India's economy grew at its weakest pace in more than two years in the quarter that ended in September, revealing the heavy toll that stubbornly high inflation, rising interest rates and crisis-hit global capital markets are having on Asia's third-biggest economy.


A laborer busy with construction work

Weakness in the second quarter was broad-based, with manufacturing growing at only 2.7 percent and mining contracting 2.9 percent, and reinforcing the view that the RBI will have to stop its tightening policy.

Gross domestic product growth fell to 6.9 percent in the second quarter of the financial year, slipping below 8 percent for the third straight quarter. The GDP figure was in line with the median forecast in a Reuters poll for an annual rise of 6.9 percent, and compares with 7.7 percent growth in the previous quarter.

The $1.6 trillion economy, with a population of 1.2 billion, has been hit by a confluence of factors.

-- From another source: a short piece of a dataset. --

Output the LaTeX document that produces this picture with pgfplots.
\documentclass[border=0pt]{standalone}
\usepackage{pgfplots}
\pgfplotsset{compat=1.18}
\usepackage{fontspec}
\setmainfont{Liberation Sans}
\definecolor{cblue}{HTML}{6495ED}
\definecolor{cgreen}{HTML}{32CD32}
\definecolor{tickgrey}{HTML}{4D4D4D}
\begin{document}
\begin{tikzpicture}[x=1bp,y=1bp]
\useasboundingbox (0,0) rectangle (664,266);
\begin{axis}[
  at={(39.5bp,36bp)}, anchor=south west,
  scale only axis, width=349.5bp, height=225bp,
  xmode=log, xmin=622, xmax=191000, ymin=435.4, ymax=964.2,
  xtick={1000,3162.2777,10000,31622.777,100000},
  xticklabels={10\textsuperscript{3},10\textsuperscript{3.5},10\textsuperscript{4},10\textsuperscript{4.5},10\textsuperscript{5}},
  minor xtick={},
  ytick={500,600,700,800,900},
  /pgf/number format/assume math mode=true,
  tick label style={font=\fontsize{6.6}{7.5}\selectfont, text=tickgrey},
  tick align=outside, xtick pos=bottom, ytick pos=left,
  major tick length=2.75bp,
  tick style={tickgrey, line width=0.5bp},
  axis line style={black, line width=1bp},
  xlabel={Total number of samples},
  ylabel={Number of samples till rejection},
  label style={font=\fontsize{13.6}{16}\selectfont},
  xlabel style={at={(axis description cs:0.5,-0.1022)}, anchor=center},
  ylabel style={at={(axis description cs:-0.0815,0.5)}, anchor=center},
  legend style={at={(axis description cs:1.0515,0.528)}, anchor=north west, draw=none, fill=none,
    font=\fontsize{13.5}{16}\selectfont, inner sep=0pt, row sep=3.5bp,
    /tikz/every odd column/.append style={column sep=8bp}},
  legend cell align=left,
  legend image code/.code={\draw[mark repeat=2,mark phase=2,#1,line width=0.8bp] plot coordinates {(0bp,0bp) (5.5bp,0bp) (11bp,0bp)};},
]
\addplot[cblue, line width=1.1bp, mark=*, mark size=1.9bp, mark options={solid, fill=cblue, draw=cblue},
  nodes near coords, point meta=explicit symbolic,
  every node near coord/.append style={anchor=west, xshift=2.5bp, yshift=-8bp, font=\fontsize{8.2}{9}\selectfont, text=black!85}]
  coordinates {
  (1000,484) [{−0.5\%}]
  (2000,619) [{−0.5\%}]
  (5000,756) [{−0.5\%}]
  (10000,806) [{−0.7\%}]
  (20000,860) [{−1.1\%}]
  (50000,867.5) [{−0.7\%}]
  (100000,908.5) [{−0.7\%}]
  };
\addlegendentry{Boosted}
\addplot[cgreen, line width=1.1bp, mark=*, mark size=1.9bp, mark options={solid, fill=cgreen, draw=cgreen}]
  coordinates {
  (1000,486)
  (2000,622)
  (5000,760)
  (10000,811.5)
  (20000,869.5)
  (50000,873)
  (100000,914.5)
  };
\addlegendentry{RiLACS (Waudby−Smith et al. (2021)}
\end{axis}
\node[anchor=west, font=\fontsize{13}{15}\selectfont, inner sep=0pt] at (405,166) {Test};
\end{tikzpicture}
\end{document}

Inflation has been persistently high all year, policy inertia has hurt spending and industrial output and, now, capital outflows have pushed the rupee to new lows.

Thirteen interest rate increases have failed to arrest inflation, which is close to double-digits. While the Reserve Bank of India has indicated the low possibility of another rate increase, some market experts say they won't be surprised if there is another tightening in mid-December.

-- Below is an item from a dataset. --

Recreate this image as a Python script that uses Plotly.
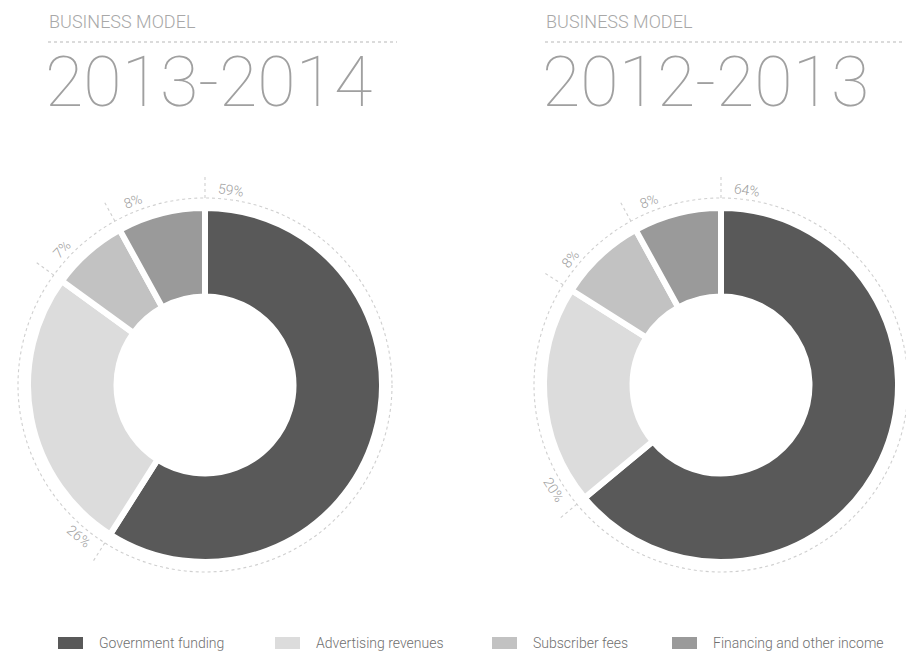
import math
import plotly.graph_objects as go

# Revenue mix per fiscal year (percent of total)
categories = ["Government funding", "Advertising revenues", "Subscriber fees", "Financing and other income"]
years = ["2013-2014", "2012-2013"]
share_2013_2014 = [59, 26, 7, 8]
share_2012_2013 = [64, 20, 8, 8]
colors = ["#595959", "#dcdcdc", "#c2c2c2", "#9a9a9a"]

W, H = 906, 660
R = 177            # donut outer radius (px)
RING = 187         # dotted guide ring radius (px)
centers = [(205, 385), (721, 385)]
title_x = [48, 545]
rule_end = [397, 905]


def px(x):
    return x / W


def py(y):
    return 1 - y / H


def polar(cx, cy, r, deg):
    a = math.radians(deg)
    return cx + r * math.sin(a), cy - r * math.cos(a)


fig = go.Figure()
shapes, annotations = [], []

for (cx, cy), year, values, tx, rx in zip(centers, years, [share_2013_2014, share_2012_2013], title_x, rule_end):
    fig.add_trace(go.Pie(
        labels=categories, values=values, sort=False, direction="clockwise", rotation=0,
        hole=0.5, textinfo="none", hoverinfo="label+percent",
        marker=dict(colors=colors, line=dict(color="white", width=6)),
        domain=dict(x=[px(cx - R), px(cx + R)], y=[py(cy + R), py(cy - R)]),
        showlegend=False,
    ))

    # dotted guide ring around the donut
    shapes.append(dict(type="circle", xref="paper", yref="paper",
                       x0=px(cx - RING), x1=px(cx + RING), y0=py(cy + RING), y1=py(cy - RING),
                       line=dict(color="#cfcfcf", width=1.1, dash="dot")))

    # tick + percentage label at the start of every slice
    total = sum(values)
    start = 0.0
    for v in values:
        x0, y0 = polar(cx, cy, RING, start)
        x1, y1 = polar(cx, cy, RING + 22, start)
        shapes.append(dict(type="line", xref="paper", yref="paper",
                           x0=px(x0), y0=py(y0), x1=px(x1), y1=py(y1),
                           line=dict(color="#cfcfcf", width=1.1, dash="dot")))
        a = start + 7.5
        lx, ly = polar(cx, cy, RING + 10, a)
        ang = a % 360
        if 90 < ang < 270:
            ang -= 180
        elif ang >= 270:
            ang -= 360
        annotations.append(dict(x=px(lx), y=py(ly), xref="paper", yref="paper",
                                text=f"{v}%", showarrow=False, textangle=ang,
                                xanchor="center", yanchor="middle",
                                font=dict(family="Roboto", size=14, color="#a0a0a0", weight=300)))
        start += v / total * 360

    # heading block
    annotations.append(dict(x=px(tx - 1), y=py(22), xref="paper", yref="paper", text="BUSINESS MODEL",
                            showarrow=False, xanchor="left", yanchor="middle",
                            font=dict(family="Roboto", size=18, color="#a8a8a8", weight=300)))
    shapes.append(dict(type="line", xref="paper", yref="paper",
                       x0=px(tx), x1=px(rx), y0=py(42), y1=py(42),
                       line=dict(color="#b8b8b8", width=1.2, dash="dot")))
    annotations.append(dict(x=px(tx - 5), y=py(82), xref="paper", yref="paper", text=year,
                            showarrow=False, xanchor="left", yanchor="middle",
                            font=dict(family="Roboto", size=70, color="#a0a0a0", weight=100)))

# legend row
legend_x = [58, 275, 492, 672]
LY = 643
for name, col, lx in zip(categories, colors, legend_x):
    shapes.append(dict(type="rect", xref="paper", yref="paper",
                       x0=px(lx), x1=px(lx + 25), y0=py(LY + 6), y1=py(LY - 6),
                       fillcolor=col, line=dict(width=0)))
    annotations.append(dict(x=px(lx + 39), y=py(LY), xref="paper", yref="paper", text=name,
                            showarrow=False, xanchor="left", yanchor="middle",
                            font=dict(family="Roboto", size=14, color="#707070", weight=300)))

fig.update_layout(
    width=W, height=H, margin=dict(l=0, r=0, t=0, b=0),
    paper_bgcolor="white", plot_bgcolor="white",
    shapes=shapes, annotations=annotations,
)

fig.write_html("out.html")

The Indian economy grew at 8.5 percent in 2010/11. It's more or less in line with our expectations, and we're expecting it to stay around this level of 7 percent for the remaining quarters of this financial year, said Indranil Sengupta, an economist at the Bank of America-Merrill Lynch in Mumbai.

The manufacturing sector, which contributes nearly 16 percent of the country's GDP, grew at 2.7 percent in the September quarter, data showed. This compares with 7.8 percent a year ago, and 7.2 percent in the previous quarter.

Farm output rose an annual 3.2 percent for the same period, down from its previous quarter's 3.9 percent growth. Indian corporates, particularly in the auto and real estate sector, have been hit by rising input costs and slowdown in demand.

Growth has been slowing across Asia owing to the slump in demand from stalling developed economies for the region's exports. India's slowdown has been domestically led and sharp, estimates having fallen from expectations of a 9 percent pace at the start of the year.

China's economy slowed down to 9.1 percent in the third quarter, from a 9.5 percent in the second quarter, while the Organisation for Economic Cooperation and Development Bank cut its forecasts for the global economy to 3.4 percent for 2012.

The global economic recovery is running out of steam, leaving the eurozone stuck in a mild recession and the United States at risk of following suit, the OECD said on Monday, sharply cutting its forecasts.

India's benchmark 10-year federal bond yield eased briefly to 8.76 percent after the data, while Sensex was trading down 0.4 percent, trimming their fall from 0.7 before the data.